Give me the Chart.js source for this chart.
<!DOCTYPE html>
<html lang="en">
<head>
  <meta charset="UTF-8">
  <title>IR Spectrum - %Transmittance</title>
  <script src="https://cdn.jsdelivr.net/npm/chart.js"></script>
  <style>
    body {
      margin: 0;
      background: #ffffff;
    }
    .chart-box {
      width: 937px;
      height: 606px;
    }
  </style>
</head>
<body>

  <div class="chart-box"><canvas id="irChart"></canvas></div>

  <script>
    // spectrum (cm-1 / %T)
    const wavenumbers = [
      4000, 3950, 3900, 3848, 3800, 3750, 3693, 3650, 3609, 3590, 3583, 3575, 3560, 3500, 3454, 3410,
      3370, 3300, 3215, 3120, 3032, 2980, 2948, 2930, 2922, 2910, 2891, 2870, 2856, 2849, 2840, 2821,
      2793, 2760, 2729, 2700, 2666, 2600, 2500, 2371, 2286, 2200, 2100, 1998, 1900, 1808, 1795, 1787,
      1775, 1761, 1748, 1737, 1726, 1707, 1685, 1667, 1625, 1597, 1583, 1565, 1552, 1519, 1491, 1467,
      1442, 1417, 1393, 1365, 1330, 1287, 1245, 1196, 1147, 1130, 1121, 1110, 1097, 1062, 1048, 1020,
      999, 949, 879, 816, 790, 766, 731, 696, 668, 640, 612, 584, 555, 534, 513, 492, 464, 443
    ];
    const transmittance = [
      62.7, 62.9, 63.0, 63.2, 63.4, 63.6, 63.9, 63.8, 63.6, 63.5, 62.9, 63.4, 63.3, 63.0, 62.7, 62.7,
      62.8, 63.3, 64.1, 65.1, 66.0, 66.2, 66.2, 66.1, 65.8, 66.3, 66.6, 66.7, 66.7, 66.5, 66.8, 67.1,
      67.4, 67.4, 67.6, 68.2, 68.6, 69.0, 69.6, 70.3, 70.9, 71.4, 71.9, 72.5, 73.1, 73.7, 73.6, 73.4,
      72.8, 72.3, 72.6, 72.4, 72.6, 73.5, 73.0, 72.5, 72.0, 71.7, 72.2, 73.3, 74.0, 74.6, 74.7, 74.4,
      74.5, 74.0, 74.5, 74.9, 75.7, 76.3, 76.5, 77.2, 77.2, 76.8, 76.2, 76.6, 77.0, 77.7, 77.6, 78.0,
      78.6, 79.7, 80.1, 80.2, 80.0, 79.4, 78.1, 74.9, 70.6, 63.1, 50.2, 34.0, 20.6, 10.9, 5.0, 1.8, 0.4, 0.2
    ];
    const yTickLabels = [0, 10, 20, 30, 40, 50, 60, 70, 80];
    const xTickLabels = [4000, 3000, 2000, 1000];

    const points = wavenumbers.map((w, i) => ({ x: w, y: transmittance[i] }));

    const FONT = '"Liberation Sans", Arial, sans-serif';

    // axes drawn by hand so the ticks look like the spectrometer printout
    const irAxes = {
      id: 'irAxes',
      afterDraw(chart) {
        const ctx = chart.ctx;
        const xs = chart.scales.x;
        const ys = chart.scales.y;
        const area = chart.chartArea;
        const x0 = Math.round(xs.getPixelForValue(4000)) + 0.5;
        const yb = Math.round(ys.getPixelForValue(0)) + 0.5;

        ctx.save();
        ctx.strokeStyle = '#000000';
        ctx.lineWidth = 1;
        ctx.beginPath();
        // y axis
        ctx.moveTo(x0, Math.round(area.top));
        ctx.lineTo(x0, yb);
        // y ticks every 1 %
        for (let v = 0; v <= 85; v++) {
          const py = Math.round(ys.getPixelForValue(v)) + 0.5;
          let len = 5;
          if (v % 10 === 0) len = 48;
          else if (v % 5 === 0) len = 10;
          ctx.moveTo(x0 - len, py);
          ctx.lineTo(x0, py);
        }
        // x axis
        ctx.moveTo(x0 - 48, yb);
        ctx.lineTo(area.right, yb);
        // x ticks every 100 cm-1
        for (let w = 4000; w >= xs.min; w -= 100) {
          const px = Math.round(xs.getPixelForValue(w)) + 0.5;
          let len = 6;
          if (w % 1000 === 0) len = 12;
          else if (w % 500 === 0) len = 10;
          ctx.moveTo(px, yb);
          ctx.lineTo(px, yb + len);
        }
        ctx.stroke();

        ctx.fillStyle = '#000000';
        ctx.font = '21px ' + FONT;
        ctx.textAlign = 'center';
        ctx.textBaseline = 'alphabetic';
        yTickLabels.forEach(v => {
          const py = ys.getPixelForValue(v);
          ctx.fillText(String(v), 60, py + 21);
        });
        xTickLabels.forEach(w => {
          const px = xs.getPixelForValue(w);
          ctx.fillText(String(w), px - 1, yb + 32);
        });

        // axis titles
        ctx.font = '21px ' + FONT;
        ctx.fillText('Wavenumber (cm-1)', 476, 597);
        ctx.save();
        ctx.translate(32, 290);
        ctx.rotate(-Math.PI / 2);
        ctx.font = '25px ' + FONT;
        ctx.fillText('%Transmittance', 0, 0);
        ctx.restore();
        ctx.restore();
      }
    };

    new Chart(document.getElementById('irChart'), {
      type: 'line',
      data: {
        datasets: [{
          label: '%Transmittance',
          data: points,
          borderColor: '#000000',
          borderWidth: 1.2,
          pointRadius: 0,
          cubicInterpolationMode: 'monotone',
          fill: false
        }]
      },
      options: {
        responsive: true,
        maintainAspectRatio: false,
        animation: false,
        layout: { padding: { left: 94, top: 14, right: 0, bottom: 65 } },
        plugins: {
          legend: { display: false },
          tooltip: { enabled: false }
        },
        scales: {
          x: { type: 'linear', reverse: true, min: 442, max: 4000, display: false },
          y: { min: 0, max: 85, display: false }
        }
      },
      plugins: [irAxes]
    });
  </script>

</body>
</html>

-*-

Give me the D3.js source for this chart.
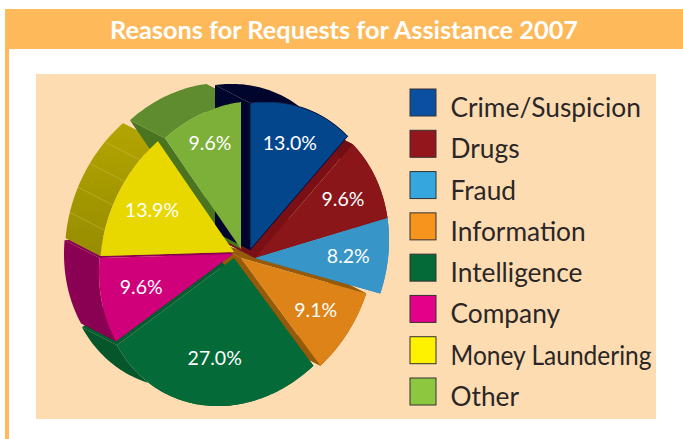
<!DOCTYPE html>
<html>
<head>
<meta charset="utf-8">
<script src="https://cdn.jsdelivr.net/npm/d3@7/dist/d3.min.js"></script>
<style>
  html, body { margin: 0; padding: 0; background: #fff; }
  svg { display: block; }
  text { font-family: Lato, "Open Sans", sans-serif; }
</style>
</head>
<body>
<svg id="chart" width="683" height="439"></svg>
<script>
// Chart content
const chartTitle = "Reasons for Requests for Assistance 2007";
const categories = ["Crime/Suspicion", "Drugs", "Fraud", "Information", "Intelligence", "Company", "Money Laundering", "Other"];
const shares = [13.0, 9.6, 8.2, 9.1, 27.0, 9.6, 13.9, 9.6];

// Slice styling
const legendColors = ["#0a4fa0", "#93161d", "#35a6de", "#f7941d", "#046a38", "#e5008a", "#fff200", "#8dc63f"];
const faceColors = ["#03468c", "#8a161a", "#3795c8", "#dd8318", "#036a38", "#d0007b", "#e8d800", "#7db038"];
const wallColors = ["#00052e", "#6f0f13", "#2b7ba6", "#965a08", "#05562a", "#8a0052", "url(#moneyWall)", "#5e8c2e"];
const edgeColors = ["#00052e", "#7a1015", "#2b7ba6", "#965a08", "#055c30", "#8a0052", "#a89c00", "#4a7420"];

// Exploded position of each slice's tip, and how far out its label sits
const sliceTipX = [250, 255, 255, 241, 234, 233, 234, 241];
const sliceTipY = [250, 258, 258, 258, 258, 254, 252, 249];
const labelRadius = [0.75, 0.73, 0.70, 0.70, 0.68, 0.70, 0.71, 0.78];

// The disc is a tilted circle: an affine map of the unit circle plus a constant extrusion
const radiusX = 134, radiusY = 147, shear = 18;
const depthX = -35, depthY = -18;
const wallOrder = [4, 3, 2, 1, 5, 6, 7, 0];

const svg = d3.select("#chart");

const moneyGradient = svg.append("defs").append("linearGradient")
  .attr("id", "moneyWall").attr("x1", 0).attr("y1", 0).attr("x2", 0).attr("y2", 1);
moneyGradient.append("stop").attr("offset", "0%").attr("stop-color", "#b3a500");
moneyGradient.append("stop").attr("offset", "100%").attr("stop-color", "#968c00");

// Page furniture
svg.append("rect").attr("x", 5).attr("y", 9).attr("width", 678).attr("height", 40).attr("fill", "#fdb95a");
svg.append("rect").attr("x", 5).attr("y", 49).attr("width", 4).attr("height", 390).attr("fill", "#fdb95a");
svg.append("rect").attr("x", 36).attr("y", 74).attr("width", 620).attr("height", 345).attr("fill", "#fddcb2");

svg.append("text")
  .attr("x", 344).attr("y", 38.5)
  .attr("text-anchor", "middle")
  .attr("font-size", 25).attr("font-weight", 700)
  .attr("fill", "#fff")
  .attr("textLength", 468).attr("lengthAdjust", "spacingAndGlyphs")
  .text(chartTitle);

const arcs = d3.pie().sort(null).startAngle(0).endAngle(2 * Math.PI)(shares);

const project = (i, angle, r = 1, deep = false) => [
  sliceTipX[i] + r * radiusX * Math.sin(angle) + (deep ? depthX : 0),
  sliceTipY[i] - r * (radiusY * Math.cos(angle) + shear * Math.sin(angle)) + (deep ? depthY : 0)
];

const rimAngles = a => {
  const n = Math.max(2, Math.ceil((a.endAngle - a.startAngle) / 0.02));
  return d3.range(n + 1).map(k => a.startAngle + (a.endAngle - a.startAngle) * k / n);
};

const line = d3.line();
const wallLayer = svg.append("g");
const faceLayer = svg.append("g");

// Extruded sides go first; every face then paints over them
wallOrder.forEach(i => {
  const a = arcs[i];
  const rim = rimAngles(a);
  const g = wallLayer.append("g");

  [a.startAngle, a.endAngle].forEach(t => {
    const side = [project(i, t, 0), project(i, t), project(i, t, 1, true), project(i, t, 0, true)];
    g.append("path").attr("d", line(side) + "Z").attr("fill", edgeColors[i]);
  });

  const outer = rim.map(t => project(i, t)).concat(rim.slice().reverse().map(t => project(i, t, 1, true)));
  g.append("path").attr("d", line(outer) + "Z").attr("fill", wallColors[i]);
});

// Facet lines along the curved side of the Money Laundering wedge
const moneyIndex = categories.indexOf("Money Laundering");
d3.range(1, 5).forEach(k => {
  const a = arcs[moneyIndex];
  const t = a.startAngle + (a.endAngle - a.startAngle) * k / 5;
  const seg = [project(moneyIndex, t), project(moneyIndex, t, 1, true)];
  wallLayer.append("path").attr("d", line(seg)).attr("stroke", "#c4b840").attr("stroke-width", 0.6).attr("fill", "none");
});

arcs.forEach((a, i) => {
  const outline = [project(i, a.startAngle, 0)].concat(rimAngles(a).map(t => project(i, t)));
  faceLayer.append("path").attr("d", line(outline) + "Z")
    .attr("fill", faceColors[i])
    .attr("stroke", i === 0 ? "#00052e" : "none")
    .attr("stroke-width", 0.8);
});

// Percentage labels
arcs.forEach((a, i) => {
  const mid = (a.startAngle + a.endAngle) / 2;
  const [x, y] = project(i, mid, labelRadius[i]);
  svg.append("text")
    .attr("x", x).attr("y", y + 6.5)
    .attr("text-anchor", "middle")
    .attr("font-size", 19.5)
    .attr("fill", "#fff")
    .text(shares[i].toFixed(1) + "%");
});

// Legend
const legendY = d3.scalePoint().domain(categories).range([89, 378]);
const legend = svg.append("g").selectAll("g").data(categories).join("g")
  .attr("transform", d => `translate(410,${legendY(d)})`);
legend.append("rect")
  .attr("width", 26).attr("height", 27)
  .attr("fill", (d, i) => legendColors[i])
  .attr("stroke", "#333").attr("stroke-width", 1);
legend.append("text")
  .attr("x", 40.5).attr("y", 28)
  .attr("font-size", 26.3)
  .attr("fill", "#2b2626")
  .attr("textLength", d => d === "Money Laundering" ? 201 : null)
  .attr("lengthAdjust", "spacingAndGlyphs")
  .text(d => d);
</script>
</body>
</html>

-*-

Request: Only the lines from the one with "Give me the D3.js source for this chart." down to the one with "const shares = [13.0, 9.6, 8.2, 9.1, 27.0, 9.6, 13.9, 9.6];" belong in your copy, both ends included; write them out exactly and skip any pictures.

Result of the exercise:
Give me the D3.js source for this chart.
<!DOCTYPE html>
<html>
<head>
<meta charset="utf-8">
<script src="https://cdn.jsdelivr.net/npm/d3@7/dist/d3.min.js"></script>
<style>
  html, body { margin: 0; padding: 0; background: #fff; }
  svg { display: block; }
  text { font-family: Lato, "Open Sans", sans-serif; }
</style>
</head>
<body>
<svg id="chart" width="683" height="439"></svg>
<script>
// Chart content
const chartTitle = "Reasons for Requests for Assistance 2007";
const categories = ["Crime/Suspicion", "Drugs", "Fraud", "Information", "Intelligence", "Company", "Money Laundering", "Other"];
const shares = [13.0, 9.6, 8.2, 9.1, 27.0, 9.6, 13.9, 9.6];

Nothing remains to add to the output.